Leave out the images and repeat the listing below without a single change.

** begin Data lines **

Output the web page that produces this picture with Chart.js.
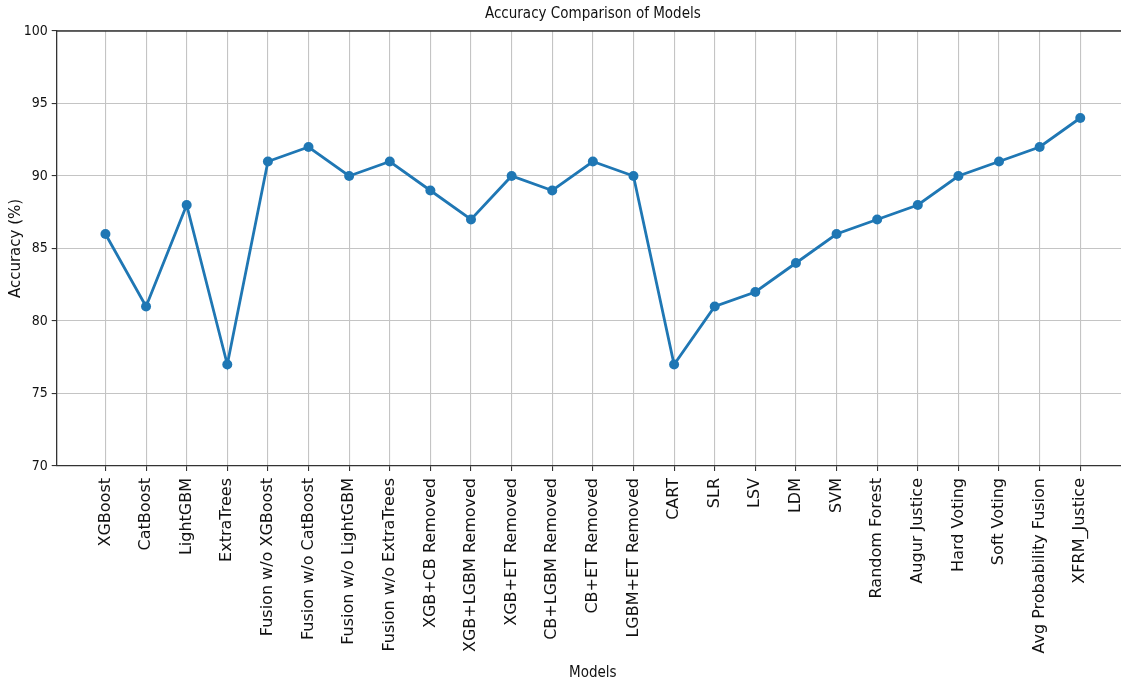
<!DOCTYPE html>
<html lang="en">
<head>
<meta charset="UTF-8">
<title>Accuracy Comparison of Models</title>
<script src="https://cdn.jsdelivr.net/npm/chart.js@4.4.1/dist/chart.umd.min.js"></script>
<style>
	html, body { margin: 0; padding: 0; background: #fff; overflow: hidden; }
	/* the reference is cropped on the right, so the canvas runs a bit past the window */
	#wrap { width: 1134px; height: 684px; }
</style>
</head>
<body>
	<div id="wrap"><canvas id="accchart"></canvas></div>

	<script>
		// model names (x categories)
		var models = ["XGBoost", "CatBoost", "LightGBM", "ExtraTrees",
			"Fusion w/o XGBoost", "Fusion w/o CatBoost", "Fusion w/o LightGBM", "Fusion w/o ExtraTrees",
			"XGB+CB Removed", "XGB+LGBM Removed", "XGB+ET Removed", "CB+LGBM Removed",
			"CB+ET Removed", "LGBM+ET Removed", "CART", "SLR", "LSV", "LDM", "SVM",
			"Random Forest", "Augur Justice", "Hard Voting", "Soft Voting",
			"Avg Probability Fusion", "XFRM_Justice"];
		// accuracy in %
		var accuracy = [86, 81, 88, 77, 91, 92, 90, 91, 89, 87, 90, 89, 91, 90,
			77, 81, 82, 84, 86, 87, 88, 90, 91, 92, 94];
		var yTicks = [70, 75, 80, 85, 90, 95, 100];
		var titleText = 'Accuracy Comparison of Models';

		var narrow = "'DejaVu Sans Condensed', 'Liberation Sans Narrow', 'DejaVu Sans', sans-serif";
		var lineColor = "#1f77b4";

		var points = [];
		for (var i = 0; i < models.length; ++i) {
			points.push({ x : i, y : accuracy[i] });
		}

		// top spine + title centred over the axes (matplotlib style)
		var frame = {
			id : 'frame',
			afterDraw : function(chart) {
				var a = chart.chartArea;
				var ctx = chart.ctx;
				ctx.save();
				ctx.strokeStyle = "#333";
				ctx.lineWidth = 1.3;
				ctx.beginPath();
				ctx.moveTo(a.left, a.top);
				ctx.lineTo(a.right, a.top);
				ctx.stroke();
				ctx.fillStyle = "#111";
				ctx.font = "15px " + narrow;
				ctx.textAlign = "center";
				ctx.textBaseline = "middle";
				ctx.fillText(titleText, (a.left + a.right) / 2, 14);
				ctx.restore();
			}
		};

		var ctx = document.getElementById('accchart').getContext('2d');
		var chart = new Chart(ctx, {
			type : 'line',
			data : {
				datasets : [ {
					label : 'Accuracy',
					data : points,
					borderColor : lineColor,
					backgroundColor : lineColor,
					borderWidth : 2.8,
					pointRadius : 5,
					pointHoverRadius : 5,
					pointBorderWidth : 0,
					tension : 0,
					fill : false
				} ]
			},
			options : {
				responsive : true,
				maintainAspectRatio : false,
				animation : false,
				layout : { padding : { top : 31, right : 0, left : 0, bottom : 0 } },
				plugins : {
					legend : { display : false },
					tooltip : { enabled : false },
					title : { display : false }
				},
				scales : {
					x : {
						type : 'linear',
						min : -1.2,
						max : 25.2,
						afterBuildTicks : function(scale) {
							scale.ticks = models.map(function(m, i) { return { value : i }; });
						},
						afterFit : function(scale) {
							scale.height = 218;
							scale.paddingLeft = 0;
							scale.paddingRight = 0;
						},
						ticks : {
							autoSkip : false,
							minRotation : 90,
							maxRotation : 90,
							padding : 7,
							color : '#111',
							font : { family : "'DejaVu Sans', sans-serif", size : 16 },
							callback : function(v) { return models[v]; }
						},
						grid : {
							color : '#c4c4c4',
							lineWidth : 1.1,
							tickLength : 5,
							tickColor : '#333'
						},
						border : { color : '#333', width : 1.3 },
						title : {
							display : true,
							text : 'Models',
							color : '#111',
							font : { family : narrow, size : 15 },
							padding : { top : 0, bottom : 2 }
						}
					},
					y : {
						min : 70,
						max : 100,
						afterBuildTicks : function(scale) {
							scale.ticks = yTicks.map(function(v) { return { value : v }; });
						},
						afterFit : function(scale) { scale.width = 56.7; },
						ticks : {
							padding : 4,
							color : '#111',
							font : { family : narrow, size : 14 }
						},
						grid : {
							color : '#c4c4c4',
							lineWidth : 1.1,
							tickLength : 5,
							tickColor : '#333'
						},
						border : { color : '#333', width : 1.3 },
						title : {
							display : true,
							text : 'Accuracy (%)',
							color : '#111',
							font : { family : "'DejaVu Sans', sans-serif", size : 15 },
							padding : { top : 7, bottom : 0 }
						}
					}
				}
			},
			plugins : [ frame ]
		});
	</script>
</body>
</html>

** end Data lines **

Reply to the exercise:
Output the web page that produces this picture with Chart.js.
<!DOCTYPE html>
<html lang="en">
<head>
<meta charset="UTF-8">
<title>Accuracy Comparison of Models</title>
<script src="https://cdn.jsdelivr.net/npm/chart.js@4.4.1/dist/chart.umd.min.js"></script>
<style>
	html, body { margin: 0; padding: 0; background: #fff; overflow: hidden; }
	/* the reference is cropped on the right, so the canvas runs a bit past the window */
	#wrap { width: 1134px; height: 684px; }
</style>
</head>
<body>
	<div id="wrap"><canvas id="accchart"></canvas></div>

	<script>
		// model names (x categories)
		var models = ["XGBoost", "CatBoost", "LightGBM", "ExtraTrees",
			"Fusion w/o XGBoost", "Fusion w/o CatBoost", "Fusion w/o LightGBM", "Fusion w/o ExtraTrees",
			"XGB+CB Removed", "XGB+LGBM Removed", "XGB+ET Removed", "CB+LGBM Removed",
			"CB+ET Removed", "LGBM+ET Removed", "CART", "SLR", "LSV", "LDM", "SVM",
			"Random Forest", "Augur Justice", "Hard Voting", "Soft Voting",
			"Avg Probability Fusion", "XFRM_Justice"];
		// accuracy in %
		var accuracy = [86, 81, 88, 77, 91, 92, 90, 91, 89, 87, 90, 89, 91, 90,
			77, 81, 82, 84, 86, 87, 88, 90, 91, 92, 94];
		var yTicks = [70, 75, 80, 85, 90, 95, 100];
		var titleText = 'Accuracy Comparison of Models';

		var narrow = "'DejaVu Sans Condensed', 'Liberation Sans Narrow', 'DejaVu Sans', sans-serif";
		var lineColor = "#1f77b4";

		var points = [];
		for (var i = 0; i < models.length; ++i) {
			points.push({ x : i, y : accuracy[i] });
		}

		// top spine + title centred over the axes (matplotlib style)
		var frame = {
			id : 'frame',
			afterDraw : function(chart) {
				var a = chart.chartArea;
				var ctx = chart.ctx;
				ctx.save();
				ctx.strokeStyle = "#333";
				ctx.lineWidth = 1.3;
				ctx.beginPath();
				ctx.moveTo(a.left, a.top);
				ctx.lineTo(a.right, a.top);
				ctx.stroke();
				ctx.fillStyle = "#111";
				ctx.font = "15px " + narrow;
				ctx.textAlign = "center";
				ctx.textBaseline = "middle";
				ctx.fillText(titleText, (a.left + a.right) / 2, 14);
				ctx.restore();
			}
		};

		var ctx = document.getElementById('accchart').getContext('2d');
		var chart = new Chart(ctx, {
			type : 'line',
			data : {
				datasets : [ {
					label : 'Accuracy',
					data : points,
					borderColor : lineColor,
					backgroundColor : lineColor,
					borderWidth : 2.8,
					pointRadius : 5,
					pointHoverRadius : 5,
					pointBorderWidth : 0,
					tension : 0,
					fill : false
				} ]
			},
			options : {
				responsive : true,
				maintainAspectRatio : false,
				animation : false,
				layout : { padding : { top : 31, right : 0, left : 0, bottom : 0 } },
				plugins : {
					legend : { display : false },
					tooltip : { enabled : false },
					title : { display : false }
				},
				scales : {
					x : {
						type : 'linear',
						min : -1.2,
						max : 25.2,
						afterBuildTicks : function(scale) {
							scale.ticks = models.map(function(m, i) { return { value : i }; });
						},
						afterFit : function(scale) {
							scale.height = 218;
							scale.paddingLeft = 0;
							scale.paddingRight = 0;
						},
						ticks : {
							autoSkip : false,
							minRotation : 90,
							maxRotation : 90,
							padding : 7,
							color : '#111',
							font : { family : "'DejaVu Sans', sans-serif", size : 16 },
							callback : function(v) { return models[v]; }
						},
						grid : {
							color : '#c4c4c4',
							lineWidth : 1.1,
							tickLength : 5,
							tickColor : '#333'
						},
						border : { color : '#333', width : 1.3 },
						title : {
							display : true,
							text : 'Models',
							color : '#111',
							font : { family : narrow, size : 15 },
							padding : { top : 0, bottom : 2 }
						}
					},
					y : {
						min : 70,
						max : 100,
						afterBuildTicks : function(scale) {
							scale.ticks = yTicks.map(function(v) { return { value : v }; });
						},
						afterFit : function(scale) { scale.width = 56.7; },
						ticks : {
							padding : 4,
							color : '#111',
							font : { family : narrow, size : 14 }
						},
						grid : {
							color : '#c4c4c4',
							lineWidth : 1.1,
							tickLength : 5,
							tickColor : '#333'
						},
						border : { color : '#333', width : 1.3 },
						title : {
							display : true,
							text : 'Accuracy (%)',
							color : '#111',
							font : { family : "'DejaVu Sans', sans-serif", size : 15 },
							padding : { top : 7, bottom : 0 }
						}
					}
				}
			},
			plugins : [ frame ]
		});
	</script>
</body>
</html>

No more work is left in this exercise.